Researchers at the meeting showing off recent results (left: Volker Sorger; right: Rupert Oulton). Credit: DAVID PILE

Thanks to the advent of compact table-top X-ray lasers, free-electron lasers and next-generation synchrotrons, X-ray imaging is now becoming a powerful tool for unveiling structures and dynamics at spatial and temporal scales previously inaccessible. This was the clear message from two conferences that took place in San Jose, USA, on 11–15 October 2009.

The two meetings — Frontiers in Optics 2009, organized by the Optical Society of America, and Laser Science XXV, organized by the American Physical Society — brought together more than 1,500 attendees from a broad range of disciplines. There were more than 40 company exhibits and 1,000 presentations, with topics including giga-pixel cameras, exawatt lasers and the diet of the prehistoric bear, revealed through laser archaeology.

However, it was arguably the exploitation of X-rays for microscopy and the imaging of chemicals, molecules and atoms that generated the most interest throughout the event. Janos Kirz from the Advanced Light Source at the Lawrence Berkeley National Laboratory, California, kicked off discussions on this topic with a packed plenary session on X-ray microscopy. In particular, he emphasized the emergence of coherent X-ray sources and the new forms of lensless X-ray microscopy that they enable.

“Diffraction microscopy, ptychography and Fourier transform holography have been developed using synchrotron radiation sources, and are making progress. The free-electron lasers such as those in Hamburg (FLASH) and Stanford (LCLS1) make it possible to extend some of these techniques to ultrafast imaging, with the promise of imaging before sample radiation damage occurs and — in the case of the LCLS — reaching near-atomic resolution,” Kirz told Nature Photonics. “In the short term, we at the Advanced Light Source are planning to build COSMIC — a beamline for coherence-based imaging techniques. Beyond that, we intend to develop a high-repetition-rate array of soft X-ray free-electron lasers for studying dynamics.”

The race is now on to develop hardware and techniques that can focus the light from these new sources, and thus realize their potential. Gene Ice, from the Oak Ridge National Laboratory in Tennessee, gave a talk on nanoscale X-ray focusing with reflective optics. “Approaches based on traditional ideas such as glancing angle mirror focusing and zone plates have been revived by modern fabrication methods,” said Ice.

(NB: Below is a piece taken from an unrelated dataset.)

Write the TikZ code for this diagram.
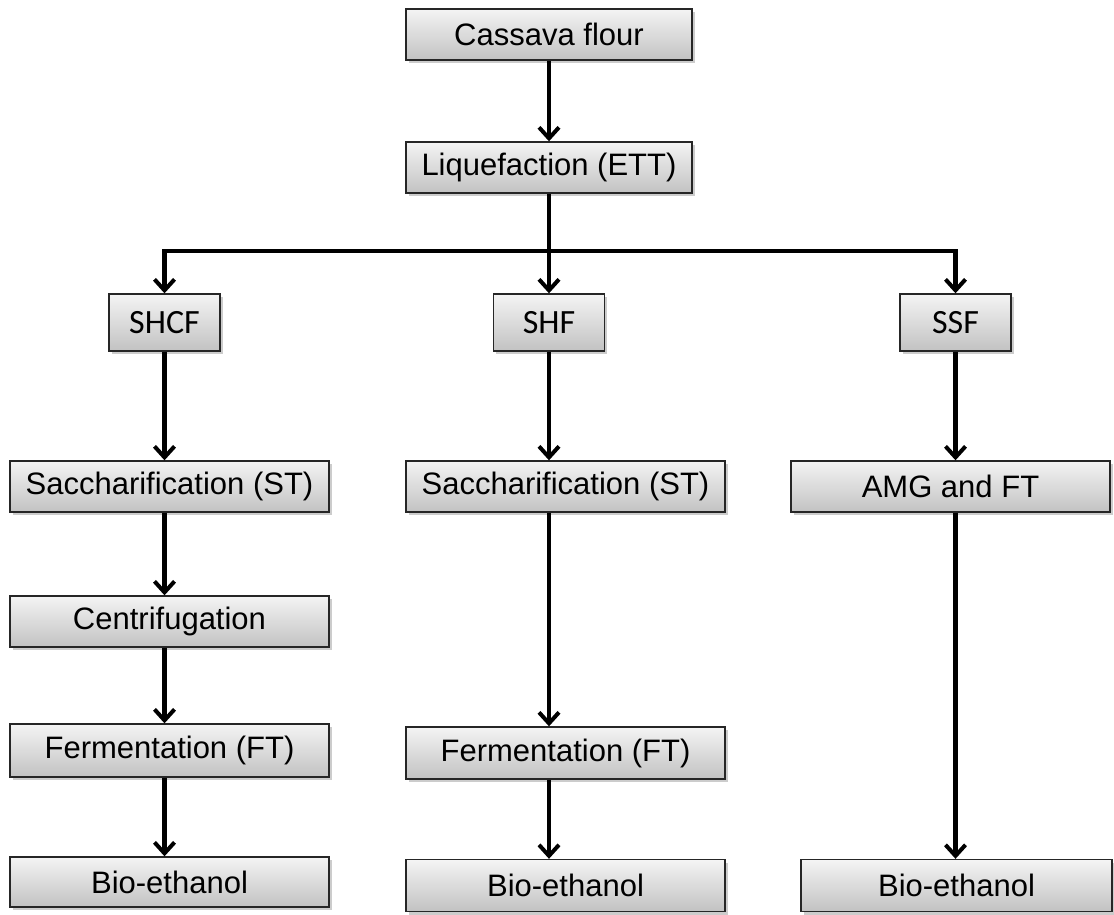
\documentclass[tikz,border=0pt]{standalone}
\usepackage{fontspec}
\setmainfont{Liberation Sans}
\newfontfamily\calib{Carlito}
\usetikzlibrary{arrows.meta,shadows}
\begin{document}
\begin{tikzpicture}[x=1pt,y=-1pt,
  box/.style={draw=black!85, line width=1.4pt, inner sep=0pt,
    top color={rgb,255:red,244;green,244;blue,244},
    bottom color={rgb,255:red,194;green,194;blue,194},
    drop shadow={shadow xshift=2.5pt, shadow yshift=-3pt, fill=black!40, opacity=0.5},
    font=\fontsize{31}{34}\selectfont, text=black},
  wide/.style={box, minimum width=319pt, minimum height=51pt},
  small/.style={box, minimum width=111pt, minimum height=57pt, font=\calib\fontsize{34}{36}\selectfont},
  conn/.style={line width=4.6pt, line join=miter, draw=black},
  arr/.style={conn, -{Straight Barb[length=11pt,width=20pt,line width=4pt]}}
]
\useasboundingbox (0,0) rectangle (1114,914);
\node[box, minimum width=286pt, minimum height=51pt] (cassava) at (549,34.5) {Cassava flour};
\node[box, minimum width=286pt, minimum height=51pt] (liq) at (549,167.5) {Liquefaction (ETT)};
\node[small] (shcf) at (164.5,322.5) {SHCF};
\node[small] (shf) at (549,322.5) {SHF};
\node[small] (ssf) at (955.5,322.5) {SSF};
\node[wide] (sacc1) at (169.5,486.5) {Saccharification (ST)};
\node[wide] (sacc2) at (565.5,486.5) {Saccharification (ST)};
\node[wide] (amg) at (950.5,486.5) {AMG and FT};
\node[wide] (cent) at (169.5,621.5) {Centrifugation};
\node[wide, minimum height=53pt] (ferm1) at (169.5,750.5) {Fermentation (FT)};
\node[wide, minimum height=52pt] (ferm2) at (565.5,753) {Fermentation (FT)};
\node[wide, minimum height=50pt] (bio1) at (169.5,882) {Bio-ethanol};
\node[wide, minimum height=52pt] (bio2) at (565.5,885.5) {Bio-ethanol};
\node[wide, minimum width=311pt, minimum height=52pt] (bio3) at (956.5,885.5) {Bio-ethanol};
\coordinate (jM) at (549,251);
\coordinate (jL) at (164.5,251);
\coordinate (jR) at (955.5,251);
\draw[arr] (cassava.south) -- (liq.north);
\draw[arr] (liq.south) -- (shf.north);
\draw[arr] (jM) -- (jL) -- (shcf.north);
\draw[arr] (jM) -- (jR) -- (ssf.north);
\draw[arr] (shcf.south) -- (sacc1.north -| shcf.south);
\draw[arr] (sacc1.south -| shcf.south) -- (cent.north -| shcf.south);
\draw[arr] (cent.south -| shcf.south) -- (ferm1.north -| shcf.south);
\draw[arr] (ferm1.south -| shcf.south) -- (bio1.north -| shcf.south);
\draw[arr] (shf.south) -- (sacc2.north -| shf.south);
\draw[arr] (sacc2.south -| shf.south) -- (ferm2.north -| shf.south);
\draw[arr] (ferm2.south -| shf.south) -- (bio2.north -| shf.south);
\draw[arr] (ssf.south) -- (amg.north -| ssf.south);
\draw[arr] (amg.south -| ssf.south) -- (bio3.north -| ssf.south);
\end{tikzpicture}
\end{document}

New methods such as those involving compound refractive focusing, diffractive imaging and the use of achromatic focusing optics are also being investigated. Ice commented that imaging with precision below 10 nm has now been achieved, and there does not seem to be any fundamental limit preventing subnanometre X-ray science.

The short duration of intense X-ray pulses also offers exciting potential for both single-molecule imaging and structural science. Martin Neilsen, from the Niels Bohr Institute at the University of Copenhagen, spoke about the structural tracking of chemical reactions in solution using time-resolved X-ray scattering. His particular interest is the understanding of structural dynamics at the atomic level and how it translates to functionality in nanomaterials.

“Although optical spectroscopy at softer energies can reveal significant detail about the material and chemical kinetics, structural information can only be obtained by comparing the optical response with pre-calculated spectra of hypothetical intermediate structures,” Neilsen explained. “In contrast, using ultrashort pulses of higher-energy X-rays allows key features of the transient molecular structures to be inferred directly from the scattering patterns. This opens the field of ultrafast structural science to the full power of almost 100 years of experience in X-ray structural determination.”

Munira Khalil from the University of Washington presented a talk on ultrafast photochemical dynamics in solution. “Recent results from femtosecond X-ray beamlines at the Swiss Light Source and the Advanced Light Source have shown how absorption spectroscopy can be used to measure changes in the local electron density around a particular atom, following a photo-induced ultrafast charge-transfer event,” said Khalil.

The increasing capability of LCLS — the world's first hard-X-ray free-electron laser — and the numerous related presentations, were further cause for excitement. According to Steve Johnson from the Swiss Light Source, “the LCLS, along with the already-running FLASH free-electron laser, will offer considerable new opportunities for using X-ray diffraction and spectroscopy to study the ultrafast dynamics of materials on time scales relevant for structural dynamics.” To demonstrate that dynamic X-ray microscopy is not only a tool of the future but also has applications in the present, Johnson showed a 3D video of the unit cell dynamics in a crystal of tellurium reconstructed from femtosecond diffraction measurements.

Further developments in ultrafast X-ray microscopy will undoubtedly be revealed at the Frontiers in Optics 2010 and Laser Science XXVI events in Rochester next year, from 24–28 October 2010.